▶ _GIVEN REQUEST_:
Write out every line of the material as it stands, apart from the pictures.

▶ _PROVIDED DATA_:
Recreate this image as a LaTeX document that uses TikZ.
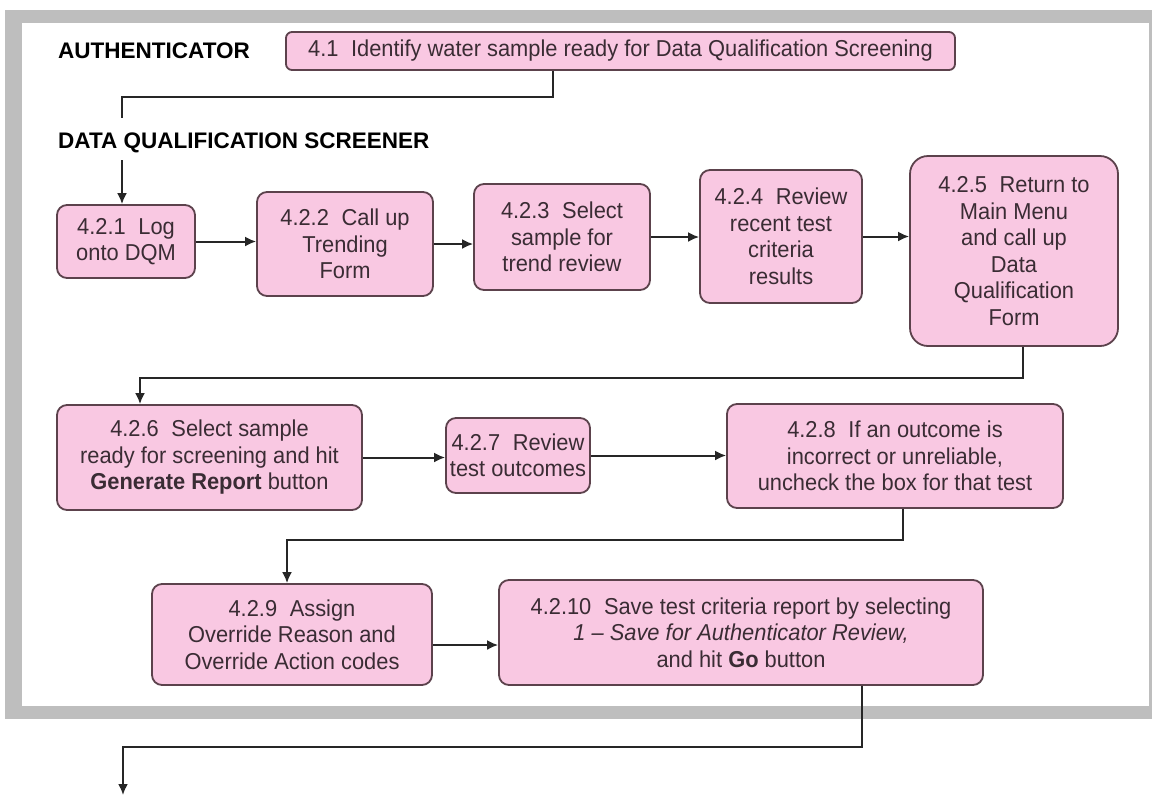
\documentclass[tikz,border=0pt]{standalone}
\usepackage{fontspec}
\setmainfont{Liberation Sans}[FakeStretch=0.95]
\newfontfamily\lblfont{Liberation Sans}
\usepackage{tikz}
\usetikzlibrary{arrows.meta}
\definecolor{BoxPink}{RGB}{249,200,226}
\definecolor{BoxEdge}{RGB}{92,66,76}
\definecolor{TextDark}{RGB}{58,44,52}
\definecolor{FrameGray}{RGB}{190,190,190}
\tikzset{
  stepbox/.style={draw=BoxEdge,fill=BoxPink,rounded corners=10pt,line width=1.8pt,
    align=center,inner sep=0pt,text=TextDark,font=\fontsize{23}{26.5}\selectfont},
  lanelbl/.style={anchor=west,inner sep=0pt,font=\lblfont\bfseries\fontsize{22.5}{26}\selectfont},
  link/.style={line width=2pt,black!85},
  flow/.style={link,-{Latex[length=11pt,width=10pt]}}
}
\newcommand{\gap}{\hspace{0.55em}}
\begin{document}
\begin{tikzpicture}[x=1pt,y=-1pt]
\useasboundingbox (0,0) rectangle (1152,796);
% outer frame
\fill[FrameGray] (5,10) rectangle (1160,719);
\fill[white] (22,23) rectangle (1150,706);
\draw[FrameGray,line width=1.5pt] (1150,23)--(1150,706);
% lane labels
\node[lanelbl] (auth) at (58,51) {AUTHENTICATOR};
\node[lanelbl] (dqs) at (58,143) {DATA QUALIFICATION SCREENER};
% steps
\node[stepbox,rounded corners=6pt,minimum width=669,minimum height=38] (b41) at (620.5,51)
  {4.1\gap Identify water sample ready for Data Qualification Screening};
\node[stepbox,minimum width=138,minimum height=73] (b421) at (126,241.5) {4.2.1\gap Log\\onto DQM};
\node[stepbox,minimum width=176,minimum height=104] (b422) at (345,244) {4.2.2\gap Call up\\Trending\\Form};
\node[stepbox,minimum width=176,minimum height=106] (b423) at (562,237) {4.2.3\gap Select\\sample for\\trend review};
\node[stepbox,minimum width=162,minimum height=133] (b424) at (781,236.5) {4.2.4\gap Review\\recent test\\criteria\\results};
\node[stepbox,rounded corners=18pt,minimum width=208,minimum height=190] (b425) at (1014,251)
  {4.2.5\gap Return to\\Main Menu\\and call up\\Data\\Qualification\\Form};
\node[stepbox,minimum width=305,minimum height=105] (b426) at (209.5,457.5)
  {4.2.6\gap Select sample\\ready for screening and hit\\\textbf{Generate Report} button};
\node[stepbox,minimum width=144,minimum height=75] (b427) at (518,455.5) {4.2.7\gap Review\\test outcomes};
\node[stepbox,minimum width=336,minimum height=104] (b428) at (895,456)
  {4.2.8\gap If an outcome is\\incorrect or unreliable,\\uncheck the box for that test};
\node[stepbox,minimum width=280,minimum height=101] (b429) at (292,634.5)
  {4.2.9\gap Assign\\Override Reason and\\Override Action codes};
\node[stepbox,minimum width=484,minimum height=105] (b4210) at (741,632.5)
  {4.2.10\gap Save test criteria report by selecting\\\textit{1 -- Save for Authenticator Review,}\\and hit \textbf{Go} button};
% joints
\coordinate (j1) at (553,97);
\coordinate (j2) at (122,97);
\coordinate (j3) at (122,118);
\coordinate (j4) at (122,160);
\coordinate (j5) at (1023,378);
\coordinate (j6) at (140,378);
\coordinate (j7) at (903,540);
\coordinate (j8) at (287,540);
\coordinate (j9) at (862,747);
\coordinate (j10) at (123,747);
\coordinate (j11) at (0,645);
\coordinate (out) at (123,795);
% connectors
\draw[link] (b41.south -| j1) -- (j1) -- (j2) -- (j3);
\draw[flow] (j4) -- (j4 |- b421.north);
\draw[flow] (b421.east) -- (b421.east -| b422.west);
\draw[flow] (b422.east) -- (b422.east -| b423.west);
\draw[flow] (b423.east) -- (b423.east -| b424.west);
\draw[flow] (b424.east) -- (b424.east -| b425.west);
\draw[flow] (b425.south -| j5) -- (j5) -- (j6) -- (j6 |- b426.north);
\draw[flow] (b426.east) -- (b426.east -| b427.west);
\draw[flow] (b427.east) -- (b427.east -| b428.west);
\draw[flow] (b428.south -| j7) -- (j7) -- (j8) -- (j8 |- b429.north);
\draw[flow] (b429.east |- j11) -- (b4210.west |- j11);
\draw[flow] (b4210.south -| j9) -- (j9) -- (j10) -- (out);
\end{tikzpicture}
\end{document}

▶ _ANSWER TO THE EXERCISE_:
Recreate this image as a LaTeX document that uses TikZ.
\documentclass[tikz,border=0pt]{standalone}
\usepackage{fontspec}
\setmainfont{Liberation Sans}[FakeStretch=0.95]
\newfontfamily\lblfont{Liberation Sans}
\usepackage{tikz}
\usetikzlibrary{arrows.meta}
\definecolor{BoxPink}{RGB}{249,200,226}
\definecolor{BoxEdge}{RGB}{92,66,76}
\definecolor{TextDark}{RGB}{58,44,52}
\definecolor{FrameGray}{RGB}{190,190,190}
\tikzset{
  stepbox/.style={draw=BoxEdge,fill=BoxPink,rounded corners=10pt,line width=1.8pt,
    align=center,inner sep=0pt,text=TextDark,font=\fontsize{23}{26.5}\selectfont},
  lanelbl/.style={anchor=west,inner sep=0pt,font=\lblfont\bfseries\fontsize{22.5}{26}\selectfont},
  link/.style={line width=2pt,black!85},
  flow/.style={link,-{Latex[length=11pt,width=10pt]}}
}
\newcommand{\gap}{\hspace{0.55em}}
\begin{document}
\begin{tikzpicture}[x=1pt,y=-1pt]
\useasboundingbox (0,0) rectangle (1152,796);
% outer frame
\fill[FrameGray] (5,10) rectangle (1160,719);
\fill[white] (22,23) rectangle (1150,706);
\draw[FrameGray,line width=1.5pt] (1150,23)--(1150,706);
% lane labels
\node[lanelbl] (auth) at (58,51) {AUTHENTICATOR};
\node[lanelbl] (dqs) at (58,143) {DATA QUALIFICATION SCREENER};
% steps
\node[stepbox,rounded corners=6pt,minimum width=669,minimum height=38] (b41) at (620.5,51)
  {4.1\gap Identify water sample ready for Data Qualification Screening};
\node[stepbox,minimum width=138,minimum height=73] (b421) at (126,241.5) {4.2.1\gap Log\\onto DQM};
\node[stepbox,minimum width=176,minimum height=104] (b422) at (345,244) {4.2.2\gap Call up\\Trending\\Form};
\node[stepbox,minimum width=176,minimum height=106] (b423) at (562,237) {4.2.3\gap Select\\sample for\\trend review};
\node[stepbox,minimum width=162,minimum height=133] (b424) at (781,236.5) {4.2.4\gap Review\\recent test\\criteria\\results};
\node[stepbox,rounded corners=18pt,minimum width=208,minimum height=190] (b425) at (1014,251)
  {4.2.5\gap Return to\\Main Menu\\and call up\\Data\\Qualification\\Form};
\node[stepbox,minimum width=305,minimum height=105] (b426) at (209.5,457.5)
  {4.2.6\gap Select sample\\ready for screening and hit\\\textbf{Generate Report} button};
\node[stepbox,minimum width=144,minimum height=75] (b427) at (518,455.5) {4.2.7\gap Review\\test outcomes};
\node[stepbox,minimum width=336,minimum height=104] (b428) at (895,456)
  {4.2.8\gap If an outcome is\\incorrect or unreliable,\\uncheck the box for that test};
\node[stepbox,minimum width=280,minimum height=101] (b429) at (292,634.5)
  {4.2.9\gap Assign\\Override Reason and\\Override Action codes};
\node[stepbox,minimum width=484,minimum height=105] (b4210) at (741,632.5)
  {4.2.10\gap Save test criteria report by selecting\\\textit{1 -- Save for Authenticator Review,}\\and hit \textbf{Go} button};
% joints
\coordinate (j1) at (553,97);
\coordinate (j2) at (122,97);
\coordinate (j3) at (122,118);
\coordinate (j4) at (122,160);
\coordinate (j5) at (1023,378);
\coordinate (j6) at (140,378);
\coordinate (j7) at (903,540);
\coordinate (j8) at (287,540);
\coordinate (j9) at (862,747);
\coordinate (j10) at (123,747);
\coordinate (j11) at (0,645);
\coordinate (out) at (123,795);
% connectors
\draw[link] (b41.south -| j1) -- (j1) -- (j2) -- (j3);
\draw[flow] (j4) -- (j4 |- b421.north);
\draw[flow] (b421.east) -- (b421.east -| b422.west);
\draw[flow] (b422.east) -- (b422.east -| b423.west);
\draw[flow] (b423.east) -- (b423.east -| b424.west);
\draw[flow] (b424.east) -- (b424.east -| b425.west);
\draw[flow] (b425.south -| j5) -- (j5) -- (j6) -- (j6 |- b426.north);
\draw[flow] (b426.east) -- (b426.east -| b427.west);
\draw[flow] (b427.east) -- (b427.east -| b428.west);
\draw[flow] (b428.south -| j7) -- (j7) -- (j8) -- (j8 |- b429.north);
\draw[flow] (b429.east |- j11) -- (b4210.west |- j11);
\draw[flow] (b4210.south -| j9) -- (j9) -- (j10) -- (out);
\end{tikzpicture}
\end{document}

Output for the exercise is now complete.